Written instruction - Set down the data below without change, skipping the pictures it holds.

[start Raw data]

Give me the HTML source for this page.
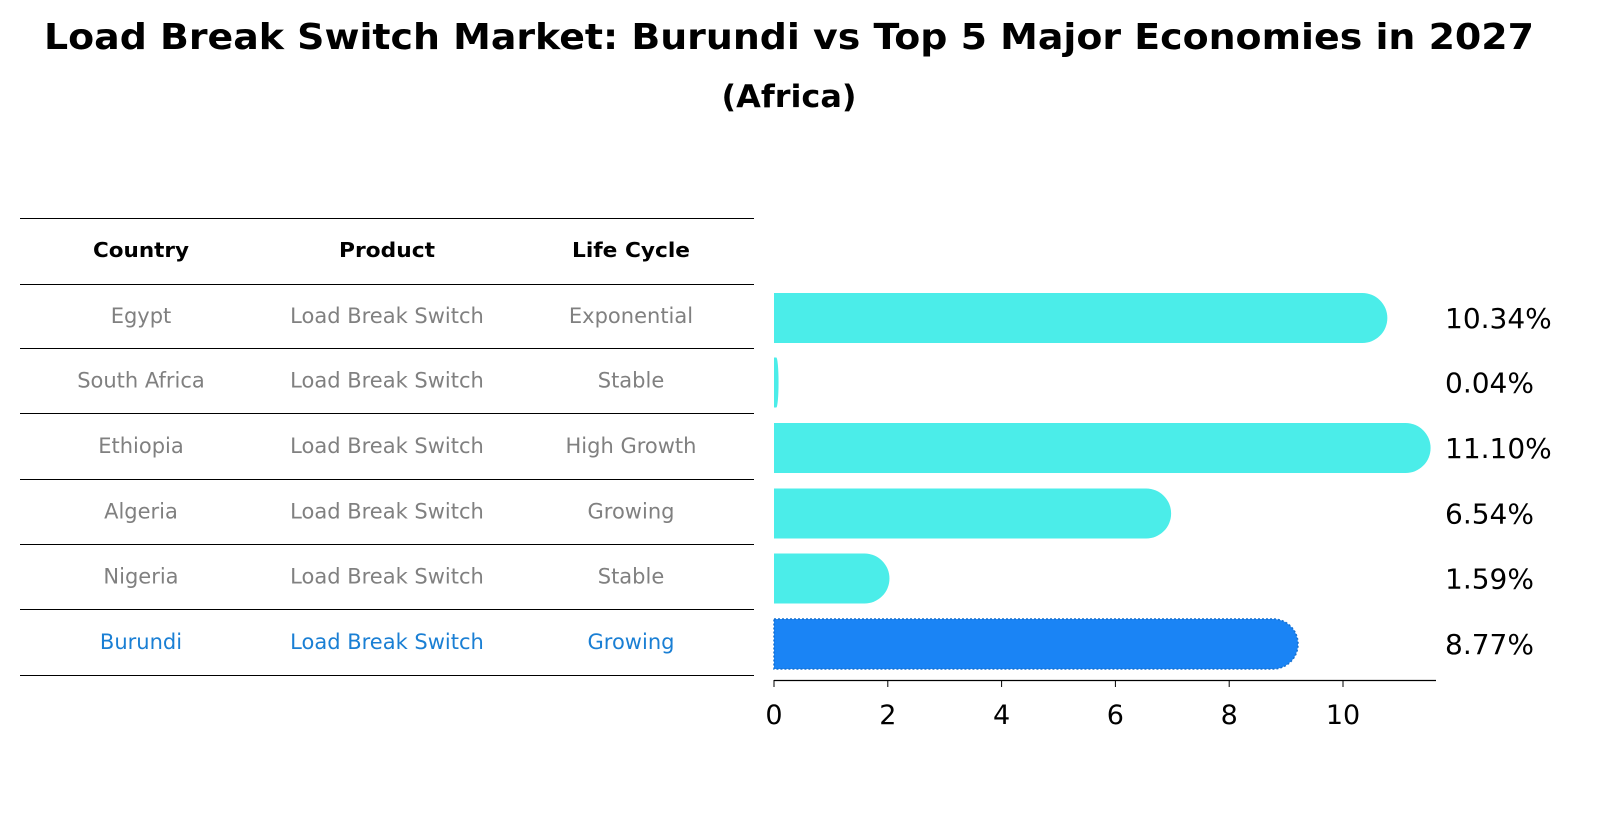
<!DOCTYPE html>
<html><head><meta charset="utf-8"><style>
html,body{margin:0;padding:0;background:#fff;overflow:hidden;width:1604px;height:823px;}
svg{display:block;position:absolute;left:0;top:0;font-family:"DejaVu Sans","Liberation Sans",sans-serif;}
</style></head><body>
<svg id="chart" width="1604" height="823" viewBox="0 0 1604 823">
<text x="789" y="49" text-anchor="middle" font-size="36" font-weight="bold" textLength="1490" lengthAdjust="spacingAndGlyphs">Load Break Switch Market: Burundi vs Top 5 Major Economies in 2027</text>
<text x="789" y="107" text-anchor="middle" font-size="31" font-weight="bold" textLength="135" lengthAdjust="spacingAndGlyphs">(Africa)</text>
<g id="table"></g>
<g id="bars"></g>
</svg>
<script>
const countries=["Egypt","South Africa","Ethiopia","Algeria","Nigeria","Burundi"];
const products=["Load Break Switch","Load Break Switch","Load Break Switch","Load Break Switch","Load Break Switch","Load Break Switch"];
const lifeCycles=["Exponential","Stable","High Growth","Growing","Stable","Growing"];
const values=[10.34,0.04,11.10,6.54,1.59,8.77];
const valueLabels=["10.34%","0.04%","11.10%","6.54%","1.59%","8.77%"];
const ticks=[0,2,4,6,8,10];

const NS="http://www.w3.org/2000/svg";
function mk(tag,attrs,parent,text){const e=document.createElementNS(NS,tag);for(const k in attrs)e.setAttribute(k,attrs[k]);if(text!==undefined)e.textContent=text;parent.appendChild(e);return e;}
const table=document.getElementById('table');
const bars=document.getElementById('bars');
const lineYs=[218,284,348,413,479,544,609,675];
const colX=[141,387,631];
lineYs.forEach((y,i)=>{const l=mk('line',{x1:20,x2:754,y1:y+0.5,y2:y+0.5,stroke:'#000','stroke-width':1},table);

});
["Country","Product","Life Cycle"].forEach((h,i)=>{const t=mk('text',{x:colX[i],y:257,'text-anchor':'middle','font-size':20,'font-weight':'bold',textLength:[96,96,118][i],lengthAdjust:'spacingAndGlyphs'},table,h);

});
const rowY=i=>(lineYs[i+1]+lineYs[i+2])/2;
countries.forEach((c,i)=>{const col=i===countries.length-1?'#1a7fd4':'#808080';
[c,products[i],lifeCycles[i]].forEach((v,j)=>{const t=mk('text',{x:colX[j],y:rowY(i)+7,'text-anchor':'middle','font-size':21,fill:col},table,v);

});});
const x0=774,pxPer=56.9;
const xs=v=>x0+v*pxPer;
const ax=mk('line',{x1:774,x2:1436,y1:680.5,y2:680.5,stroke:'#000','stroke-width':1.3},bars);


ticks.forEach(t=>{const tl=mk('line',{x1:xs(t),x2:xs(t),y1:680,y2:687,stroke:'#000'},bars);


const tx=mk('text',{x:xs(t),y:724,'text-anchor':'middle','font-size':27},bars,String(t));

});
values.forEach((v,i)=>{const cy=rowY(i)+2;const h=50;const w=xs(v)-x0;const r=Math.min(25,w);
const end=xs(v)+r;const top=cy-h/2;
const d=`M${x0},${top} L${end-r},${top} A${r},${h/2} 0 0 1 ${end-r},${top+h} L${x0},${top+h} Z`;
const last=i===values.length-1;
const p=mk('path',{d:d,fill:last?'#1a84f5':'#4bede9',stroke:last?'#1670d0':'none','stroke-dasharray':last?'2,2':'','stroke-width':last?1.5:0},bars);


const lt=mk('text',{x:1445,y:cy+10,'font-size':28},bars,valueLabels[i]);

});
</script>
</body></html>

[end Raw data]

Output of the exercise -
Give me the HTML source for this page.
<!DOCTYPE html>
<html><head><meta charset="utf-8"><style>
html,body{margin:0;padding:0;background:#fff;overflow:hidden;width:1604px;height:823px;}
svg{display:block;position:absolute;left:0;top:0;font-family:"DejaVu Sans","Liberation Sans",sans-serif;}
</style></head><body>
<svg id="chart" width="1604" height="823" viewBox="0 0 1604 823">
<text x="789" y="49" text-anchor="middle" font-size="36" font-weight="bold" textLength="1490" lengthAdjust="spacingAndGlyphs">Load Break Switch Market: Burundi vs Top 5 Major Economies in 2027</text>
<text x="789" y="107" text-anchor="middle" font-size="31" font-weight="bold" textLength="135" lengthAdjust="spacingAndGlyphs">(Africa)</text>
<g id="table"></g>
<g id="bars"></g>
</svg>
<script>
const countries=["Egypt","South Africa","Ethiopia","Algeria","Nigeria","Burundi"];
const products=["Load Break Switch","Load Break Switch","Load Break Switch","Load Break Switch","Load Break Switch","Load Break Switch"];
const lifeCycles=["Exponential","Stable","High Growth","Growing","Stable","Growing"];
const values=[10.34,0.04,11.10,6.54,1.59,8.77];
const valueLabels=["10.34%","0.04%","11.10%","6.54%","1.59%","8.77%"];
const ticks=[0,2,4,6,8,10];

const NS="http://www.w3.org/2000/svg";
function mk(tag,attrs,parent,text){const e=document.createElementNS(NS,tag);for(const k in attrs)e.setAttribute(k,attrs[k]);if(text!==undefined)e.textContent=text;parent.appendChild(e);return e;}
const table=document.getElementById('table');
const bars=document.getElementById('bars');
const lineYs=[218,284,348,413,479,544,609,675];
const colX=[141,387,631];
lineYs.forEach((y,i)=>{const l=mk('line',{x1:20,x2:754,y1:y+0.5,y2:y+0.5,stroke:'#000','stroke-width':1},table);

});
["Country","Product","Life Cycle"].forEach((h,i)=>{const t=mk('text',{x:colX[i],y:257,'text-anchor':'middle','font-size':20,'font-weight':'bold',textLength:[96,96,118][i],lengthAdjust:'spacingAndGlyphs'},table,h);

});
const rowY=i=>(lineYs[i+1]+lineYs[i+2])/2;
countries.forEach((c,i)=>{const col=i===countries.length-1?'#1a7fd4':'#808080';
[c,products[i],lifeCycles[i]].forEach((v,j)=>{const t=mk('text',{x:colX[j],y:rowY(i)+7,'text-anchor':'middle','font-size':21,fill:col},table,v);

});});
const x0=774,pxPer=56.9;
const xs=v=>x0+v*pxPer;
const ax=mk('line',{x1:774,x2:1436,y1:680.5,y2:680.5,stroke:'#000','stroke-width':1.3},bars);


ticks.forEach(t=>{const tl=mk('line',{x1:xs(t),x2:xs(t),y1:680,y2:687,stroke:'#000'},bars);


const tx=mk('text',{x:xs(t),y:724,'text-anchor':'middle','font-size':27},bars,String(t));

});
values.forEach((v,i)=>{const cy=rowY(i)+2;const h=50;const w=xs(v)-x0;const r=Math.min(25,w);
const end=xs(v)+r;const top=cy-h/2;
const d=`M${x0},${top} L${end-r},${top} A${r},${h/2} 0 0 1 ${end-r},${top+h} L${x0},${top+h} Z`;
const last=i===values.length-1;
const p=mk('path',{d:d,fill:last?'#1a84f5':'#4bede9',stroke:last?'#1670d0':'none','stroke-dasharray':last?'2,2':'','stroke-width':last?1.5:0},bars);


const lt=mk('text',{x:1445,y:cy+10,'font-size':28},bars,valueLabels[i]);

});
</script>
</body></html>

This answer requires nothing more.